Raw data -
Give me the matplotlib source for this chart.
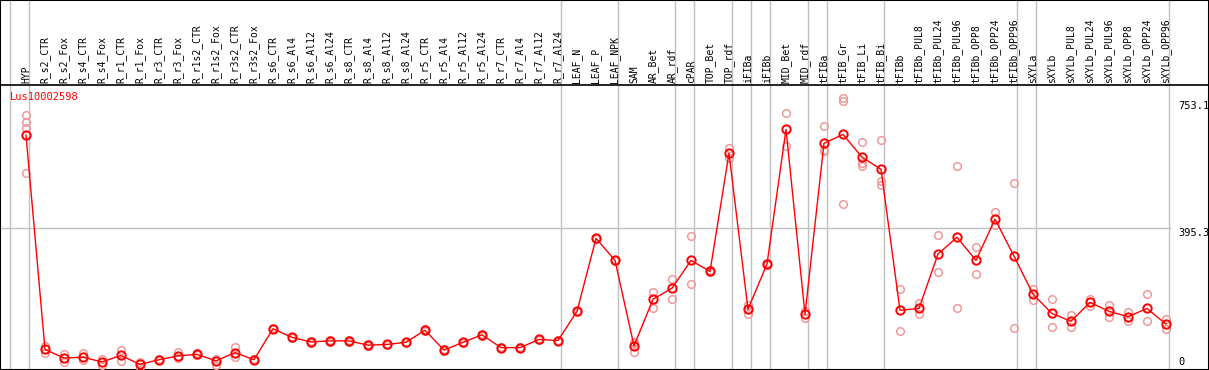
import numpy as np
import matplotlib
matplotlib.use('Agg')
import matplotlib.pyplot as plt

gene = 'Lus10002598'

samples = ['HYP',
           'R_s2_CTR', 'R_s2_Fox', 'R_s4_CTR', 'R_s4_Fox', 'R_r1_CTR', 'R_r1_Fox',
           'R_r3_CTR', 'R_r3_Fox', 'R_r1s2_CTR', 'R_r1s2_Fox', 'R_r3s2_CTR', 'R_r3s2_Fox',
           'R_s6_CTR', 'R_s6_Al4', 'R_s6_Al12', 'R_s6_Al24',
           'R_s8_CTR', 'R_s8_Al4', 'R_s8_Al12', 'R_s8_Al24',
           'R_r5_CTR', 'R_r5_Al4', 'R_r5_Al12', 'R_r5_Al24',
           'R_r7_CTR', 'R_r7_Al4', 'R_r7_Al12', 'R_r7_Al24',
           'LEAF_N', 'LEAF_P', 'LEAF_NPK', 'SAM', 'AR_Bet', 'AR_rdf', 'cPAR',
           'TOP_Bet', 'TOP_rdf', 'iFIBa', 'iFIBb', 'MID_Bet', 'MID_rdf',
           'tFIBa', 'tFIB_Gr', 'tFIB_Li', 'tFIB_Bi',
           'tFIBb', 'tFIBb_PUL8', 'tFIBb_PUL24', 'tFIBb_PUL96',
           'tFIBb_OPP8', 'tFIBb_OPP24', 'tFIBb_OPP96',
           'sXYLa', 'sXYLb', 'sXYLb_PUL8', 'sXYLb_PUL24', 'sXYLb_PUL96',
           'sXYLb_OPP8', 'sXYLb_OPP24', 'sXYLb_OPP96']

means = [657,
         55, 31, 33, 20, 38, 13, 26, 37, 41, 23, 46, 26,
         113, 89, 76, 79, 79, 67, 69, 75, 109, 53, 75, 96, 60, 60, 83, 80,
         162, 367, 305, 65, 196, 227, 305,
         274, 606, 168, 295, 673, 154,
         634, 659, 595, 561,
         165, 170, 323, 370, 305, 421, 317,
         210, 156, 134, 187, 162, 147, 170, 126]

# replicate values (light circles)
reps = [[713, 694, 676, 551],
        [65, 44], [41, 20], [44, 25], [28, 11], [54, 23], [20, 5],
        [28, 24], [47, 30], [44, 38], [29, 12], [63, 33], [28, 24],
        [115, 111], [91, 87], [78, 74], [81, 77],
        [81, 77], [69, 65], [71, 67], [77, 73],
        [111, 107], [55, 51], [77, 73], [98, 94],
        [62, 58], [62, 58], [85, 81], [82, 78],
        [164, 160], [369, 365], [307, 303], [72, 76, 47], [216, 172], [252, 197], [373, 238],
        [278, 272], [622, 592], [180, 154], [298, 292], [718, 626], [164, 142],
        [682, 612, 616], [761, 752, 463], [637, 578, 571], [642, 527, 516],
        [224, 106], [185, 155], [376, 272], [569, 170],
        [342, 266], [440, 404], [522, 115],
        [225, 193], [197, 118], [151, 119], [197, 176], [180, 146],
        [159, 134], [211, 135], [141, 113]]

group_bounds = [0, 1, 29, 32, 35, 36, 38, 39, 40, 42, 43, 46, 53, 54, 61]
ytick_vals = [753.1, 395.3, 0]

W, H = 1209, 370
x0_px, dx_px = 26, 19          # pixel of first point, column width
y0_px, sy = 369, 0.356         # pixel of value 0, pixels per unit


def px_x(p):
    return (p - x0_px) / dx_px


def px_y(p):
    return (y0_px - p) / sy


fig = plt.figure(figsize=(W / 100, H / 100), dpi=100)
ax = fig.add_axes([0, 0, 1, 1])
ax.set_xlim(px_x(0), px_x(W))
ax.set_ylim(px_y(H), px_y(0))
ax.set_xticks([])
ax.set_yticks([])
for s in ax.spines.values():
    s.set_color('black')
    s.set_linewidth(1.5)

# grid lines
for k in group_bounds:
    ax.axvline(k - 16 / 19, color='#c0c0c0', lw=1, zorder=1)
ax.axhline(395.3, xmin=0, xmax=1170 / W, color='#c0c0c0', lw=1, zorder=1)
ax.axhline(px_y(85), color='black', lw=1.2, zorder=2)

x = np.arange(len(samples))

# replicates
for i, r in enumerate(reps):
    ax.plot([i] * len(r), r, ls='none', marker='o', ms=5.5, mfc='none',
            mec='#f09a9a', mew=1.1, zorder=3)

ax.plot(x, means, color='red', lw=1, zorder=4)
ax.plot(x, means, ls='none', marker='o', ms=6, mfc='none', mec='red',
        mew=1.4, zorder=5)

mono = 'DejaVu Sans Mono'
for i, name in enumerate(samples):
    ax.text(i, px_y(83), name, rotation=90, ha='center', va='bottom',
            fontsize=7, family=mono)

ax.text(px_x(10), px_y(92), gene, color='red', ha='left', va='top',
        fontsize=7.5, family=mono)

for v in ytick_vals:
    if v == 0:
        ax.text(px_x(1178), px_y(367), '0', ha='left', va='bottom',
                fontsize=7.5, family=mono)
    else:
        ax.text(px_x(1178), v, f'{v}', ha='left', va='top',
                fontsize=7.5, family=mono)

fig.savefig('out.png', dpi=100)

Exercise description - Give again, word for word, every line from the top of the data through the line with "gene = 'Lus10002598'", both ends included, and exclude the pictures.

Answer to this exercise -
Give me the matplotlib source for this chart.
import numpy as np
import matplotlib
matplotlib.use('Agg')
import matplotlib.pyplot as plt

gene = 'Lus10002598'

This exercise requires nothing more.